El Gobierno nacional resolvió reformar la escuela secundaria, dejando atrás el polimodal para volver al título de bachiller y de técnico. En cuanto a los contenidos, la mayor novedad radicó en que se extenderá a todos los años del secundario la enseñanza de las materias de lengua, matemática e idiomas extranjeros. Además, se incorporarán nuevos espacios formativos a través de talleres, trabajos prácticos y monografías sobre educación sexual, derechos humanos, prevención del consumo de drogas, capacitación laboral, trabajo social y comunitario, artes, deportes y recreación.

La Ley Federal de Educación, sancionada en 1993, con la que se reformó el sistema educativo argentino, supuestamente debía ser la gran ley que pusiera fin al caos en que se debatía un sistema ya agónico, pero acrecentó, por el contrario, de manera exponencial, todas las fallas preexistentes, llevándose consigo una generación sin la herramienta intelectual reciamente forjada para luchar, con éxito, dentro de la sociedad competitiva e insolidaria en la que deberá moverse. El fracaso de esa ley es innegable, porque la evidencia le ha dictado el fallo de "cosa juzgada".

En todo sistema educativo se deberían asegurar los dos fines esenciales inherentes al mismo: el derecho de todos a la mejor calidad de la enseñanza y la formación integral del alumno en las tres esferas clásicas de su personalidad: la intelectiva, la afectiva y la volitiva. Perseguir como fin último la consolidación de un ser humano libre, autónomo, susceptible de desarrollar en actos su rico bagaje de potencias básicas para el logro de su soberanía personal y su adscripción permanente a los valores del humanismo integral y de la democracia.

Lamentablemente, en Argentina, lo referido a la educación, cumple lo afirmado por el príncipe de Lampeduzza en uno de los capítulos de "Gattopardo": hacer cambios para que nada cambie. Se ha dejado inerme y desguarnecida, intelectual y cívicamente, a una generación de niños y jóvenes formados bajo la férula de una ley educativa que abrió el camino hacia la privatización de la enseñanza. La ley federal, concretó un logro largamente soñado por los eternos detractores de la educación popular: escuelas para ricos y escuelas para pobres, tan lejos de aquel ideal sarmientino de la escuela común, igualitaria y democrática. La escuela argentina ha entrado desde hace varios años en una ola de facilísimo destructivo que invita a seguir la línea del menor esfuerzo.
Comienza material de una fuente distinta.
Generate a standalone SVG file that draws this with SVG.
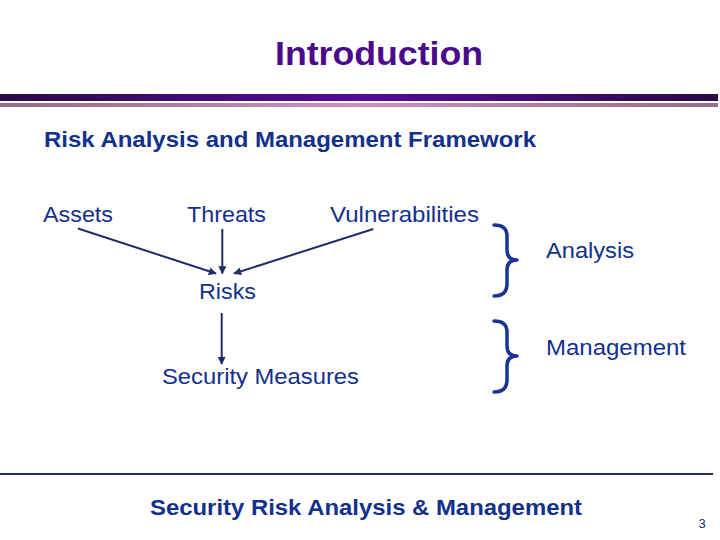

Basta reflexionar sobre la nueva normativa implementada en Córdoba. En esta provincia, los alumnos del secundario que adeuden hasta tres materias podrán pasar de año. El facilísimo homologa a maestros y alumnos para el intercambio de saberes, reduce la función del docente a la de un coordinador en una mesa redonda entre pares, llama autoritarismo a las normas esenciales de respeto recíproco exigidas para una armoniosa convivencia en el aula y en la escuela, establece criterios de evaluación reñidos con elementales niveles de competencia, niega la necesidad de continuar en la casa la tarea iniciada en la clase, descalifica y pauperiza al docente y proscribe el imperativo ético del deber ser.

Nuestro país viene asistiendo a un verdadero torneo, casi deportivo, entre las distintas gestiones educativas para otorgar a los alumnos concesiones inauditas, con menoscabo para las jerarquías legítimas investidas por el personal directivo y docente. La lenidad en la evaluación y la promoción fueron la consigna que debieron seguir maestros y profesores para ocultar los altos índices de deserción y de fracaso escolar, todo ello en nombre de esa burda falacia de "la escuela inclusiva".

La Ley Federal de Educación ha fracasado, como lo hemos expresado siempre desde esta columna, por retrógrada y antipedagógica. La república de Finlandia, que conquistó su independencia con el fin de la Segunda Guerra Mundial, hizo de la educación para todos su "ley suprema". El supuesto milagro de ocupar hoy el primer lugar en calidad de vida y de educación fue la consecuencia de haber gobernado con absoluta honradez cívica por el el bienestar del pueblo.

La educación popular soñada en el siglo XIX de nuestra independencia, por Moreno, Belgrano, San Martín y Sarmiento, entre tantos otros, denuncia, la inmensidad de la deuda ético-cívica que los argentinos deberíamos saldar al celebrar el Bicentenario.